What you will study
This module will provide you with a broad overview of the concepts, techniques and tools of modern data management and analysis. It will compare traditional relational databases with an alternative model (a NoSQL database), and will help you learn how to choose the most appropriate means of storing and managing data, depending on the size and structure of a particular dataset and its intended use. You will be introduced to preliminary techniques in data analysis, starting from the position that data is used to answer a question, and introduced to a range of data visualisation and analysis techniques that will instil an understanding of how to start exploring a new data set.
To ensure that you are comfortable with handling datasets, you will explore a range of real-world datasets to illustrate the key concepts in the module. Sources such as data.gov.uk, the World Bank, and a range of other national and international agencies may be used to provide appropriate data. You will spend approximately equal time between issues in data management (technical and socio-legal issues in storing and maintaining datasets), and issues in data analytics (understanding how data can be used to answer questions).
The module is framed around a narrative that looks at how to manage and extract value and insight from a range of increasingly large data collections. At each stage, a comparison will be drawn between different ways of representing the data (for example, using different sorts of charts or geographical mapping techniques), and limitations of the mechanisms presented. To enable you to get a feel for the use of data, each stage will also include an overview of some data analysis techniques, including summary reporting and exploratory data visualisation. This module is driven by Richard Hamming’s famous quote: ‘The purpose of computing is insight, not numbers’.
Some of the key ideas are:
Introducing data analysis
Starting with a data file such as a spreadsheet, this unit will provide you with a brief introduction to some basic operations on simple data files. This will give you an opportunity to study an outline of the key ideas in the module and help you become familiar with the module software.
Concepts in data management
You will look at three key areas in data management: data architectures and data access (CRUD), data integrity, and transaction management (ACID). Each of these topics will be illustrated using a relational database, and one non-relational alternative. The advantages and limitations of each model are discussed.
Legal and ethical issues
Here you will consider the legal and ethical issues involved in managing data collections. You will be required to obtain and read (parts of) the Data Protection Act and the Freedom of Information Act, and demonstrate how these apply to issues in data management. You will also consider privacy, ownership, intellectual property and licensing issues in data collection, management, retrieval and reuse.
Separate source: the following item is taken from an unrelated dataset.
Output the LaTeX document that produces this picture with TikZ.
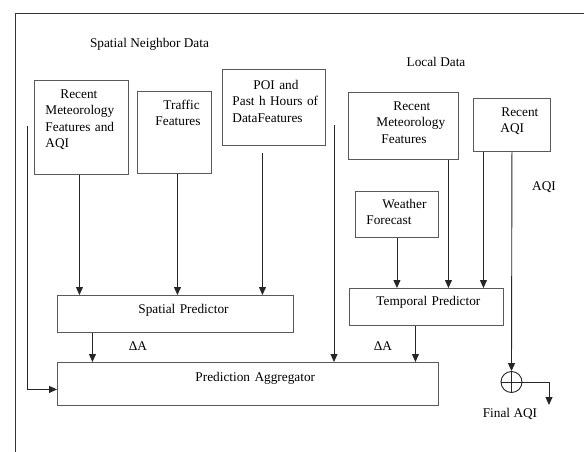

Concepts in data analytics
These sections will focus on using data to answer a real question; the focus will be on exploratory techniques (such as visualisation) and formulating a question into a form that can be answered realistically using the data that is available. Issues in processing techniques for large and real-time streamed data collections will also be addressed along with techniques and technologies (such as MapReduce) for handling them. In this part of the module you will use a statistical package such as the python scientific libraries and/or ggplot2 to visualise the data and carry out appropriate analyses.
If you are considering progressing to The computing and IT project (TM470), this is one of the OU level 3 modules on which you could base your project topic. Normally, you should have completed one of these OU level 3 modules (or be currently studying one) before registering for the project module.